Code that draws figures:
------------------------------------------------------------

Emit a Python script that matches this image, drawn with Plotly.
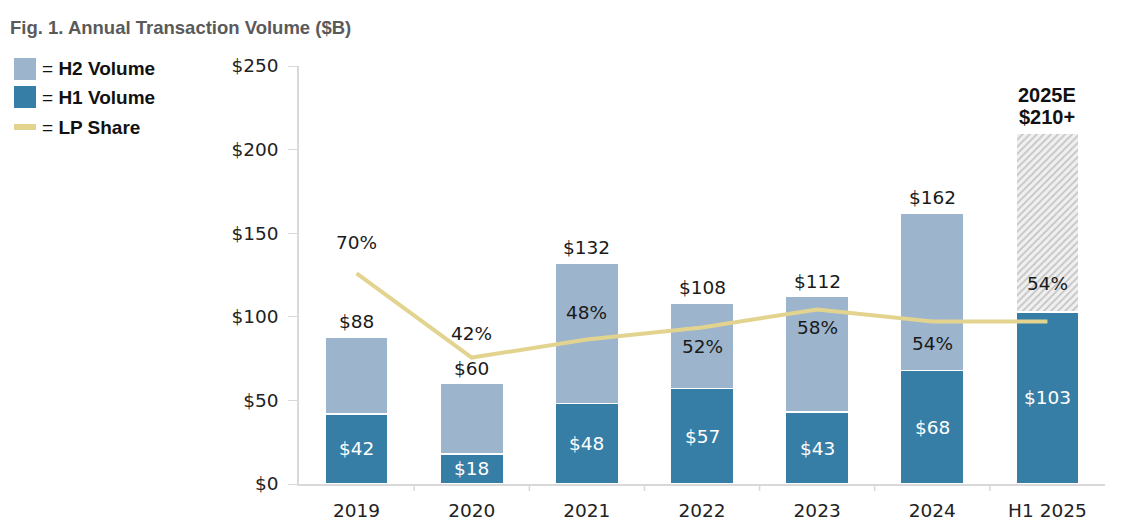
import plotly.graph_objects as go

# ---- data ----
categories = ["2019", "2020", "2021", "2022", "2023", "2024", "H1 2025"]
h1_volume = [42, 18, 48, 57, 43, 68, 103]
total_volume = [88, 60, 132, 108, 112, 162, None]
estimate_2025 = 210
estimate_label = ["2025E", "$210+"]
lp_share = [70, 42, 48, 52, 58, 54, 54]
y_ticks = [0, 50, 100, 150, 200, 250]

pos = list(range(len(categories)))
h2_volume = [t - h for t, h in zip(total_volume[:-1], h1_volume[:-1])]

# ---- style ----
C_H1 = "#377ea6"
C_H2 = "#9cb4cc"
C_LINE = "#e2d48f"
FONT = "DejaVu Sans"
FONT_B = "Liberation Sans"
FS = 18.5
share_label_shift = [31, 24, 27, -19, -18, -22, 38]  # +above / -below (px)
SHARE_SCALE = 1.8  # share axis range = 250/1.8

fig = go.Figure()

fig.add_trace(go.Bar(
    x=pos, y=h1_volume, marker=dict(color=C_H1, line=dict(color="white", width=1.5)),
    width=0.55, hoverinfo="skip", showlegend=False))
fig.add_trace(go.Bar(
    x=pos[:-1], y=h2_volume, marker=dict(color=C_H2, line=dict(color="white", width=1.5)),
    width=0.55, hoverinfo="skip", showlegend=False))
fig.add_trace(go.Bar(
    x=[pos[-1]], y=[estimate_2025 - h1_volume[-1]],
    marker=dict(color="#efefef", line=dict(color="white", width=1.5),
                pattern=dict(shape="/", fgcolor="#9a9a9a", bgcolor="#f0f0f0", size=5, solidity=0.35)),
    width=0.55, hoverinfo="skip", showlegend=False))
fig.add_trace(go.Scatter(
    x=pos, y=lp_share, yaxis="y2", mode="lines",
    line=dict(color=C_LINE, width=4), hoverinfo="skip", showlegend=False))

ann = []
for p, v in zip(pos, h1_volume):
    ann.append(dict(x=p, y=v / 2, text=f"${v}", showarrow=False,
                    font=dict(family=FONT, size=FS, color="white"), yanchor="middle"))
for p, t in zip(pos, total_volume):
    if t is None:
        continue
    ann.append(dict(x=p, y=t, text=f"${t}", showarrow=False, yanchor="bottom", yshift=3,
                    font=dict(family=FONT, size=FS, color="#1a1a1a")))
for i, line_txt in enumerate(reversed(estimate_label)):
    ann.append(dict(x=pos[-1], y=estimate_2025, text=f"<b>{line_txt}</b>", showarrow=False,
                    yanchor="bottom", yshift=3 + 22 * i,
                    font=dict(family=FONT_B, size=20, color="#111111")))
for p, s, sh in zip(pos, lp_share, share_label_shift):
    ann.append(dict(x=p, y=s, yref="y2", text=f"{s}%", showarrow=False, yanchor="middle", yshift=sh,
                    font=dict(family=FONT, size=FS, color="#1a1a1a")))

W, L, T, H = 806, 299, 66, 418
def px(x):
    return (x - L) / W
def py(y):
    return 1 - (y - T) / H

ann.append(dict(xref="paper", yref="paper", x=px(8), y=py(27),
                text="<b>Fig. 1. Annual Transaction Volume ($B)</b>", showarrow=False,
                xanchor="left", yanchor="middle", font=dict(family=FONT_B, size=18.5, color="#5a5a5a")))

shapes = []
legend_items = [("rect", C_H2, 69, "= <b>H2 Volume</b>"),
                ("rect", C_H1, 97, "= <b>H1 Volume</b>"),
                ("line", C_LINE, 127, "= <b>LP Share</b>")]
for kind, col, yc, txt in legend_items:
    half = 11 if kind == "rect" else 3
    shapes.append(dict(type="rect", xref="paper", yref="paper", x0=px(14), x1=px(36),
                       y0=py(yc + half), y1=py(yc - half), fillcolor=col, line=dict(width=0)))
    ann.append(dict(xref="paper", yref="paper", x=px(40), y=py(yc), text=txt, showarrow=False,
                    xanchor="left", yanchor="middle", font=dict(family=FONT_B, size=19, color="#111111")))

# tick marks between categories
for b in [p + 0.5 for p in pos[:-1]]:
    shapes.append(dict(type="line", xref="x", yref="paper", x0=b, x1=b, y0=0, y1=-7 / H,
                       line=dict(color="#d9d9d9", width=1.5)))

fig.update_layout(
    width=1121, height=524, barmode="stack",
    margin=dict(l=299, r=16, t=66, b=40, autoexpand=False),
    paper_bgcolor="white", plot_bgcolor="white",
    font=dict(family=FONT, size=FS, color="#222222"),
    annotations=ann, shapes=shapes,
    xaxis=dict(range=[-0.5, len(categories) - 0.5], tickvals=pos, ticktext=categories,
               showline=True, linecolor="#d9d9d9", linewidth=1.5, ticks="", ticklabelstandoff=9,
               showgrid=False, zeroline=False, tickfont=dict(size=FS), tickangle=0, automargin=False),
    yaxis=dict(range=[0, 250], tickvals=y_ticks, ticktext=[f"${v}" for v in y_ticks],
               showline=True, linecolor="#d9d9d9", linewidth=1.5, ticks="outside", ticklen=9,
               ticklabelstandoff=6,
               tickcolor="#d9d9d9", showgrid=False, zeroline=False, tickfont=dict(size=FS),
               automargin=False),
    yaxis2=dict(range=[0, 250 / SHARE_SCALE], overlaying="y", visible=False),
)

fig.write_html("out.html", post_script="document.body.style.margin='0';",
               config={"displayModeBar": False})
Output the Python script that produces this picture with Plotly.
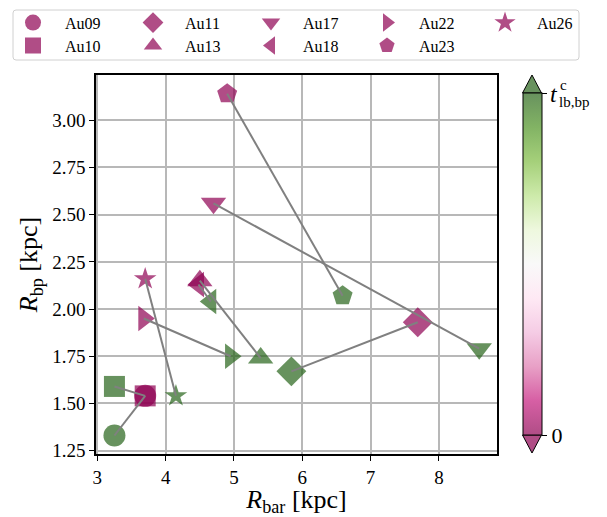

------------------------------------------------------------

WORK TO BE COMPLETED: Write down every line from the opening of the listing to the line with "y_ticks = [0, 50, 100, 150, 200, 250]", both included, and nothing else; the pictures are omitted.

THE COMPLETED TASK:
Emit a Python script that matches this image, drawn with Plotly.
import plotly.graph_objects as go

# ---- data ----
categories = ["2019", "2020", "2021", "2022", "2023", "2024", "H1 2025"]
h1_volume = [42, 18, 48, 57, 43, 68, 103]
total_volume = [88, 60, 132, 108, 112, 162, None]
estimate_2025 = 210
estimate_label = ["2025E", "$210+"]
lp_share = [70, 42, 48, 52, 58, 54, 54]
y_ticks = [0, 50, 100, 150, 200, 250]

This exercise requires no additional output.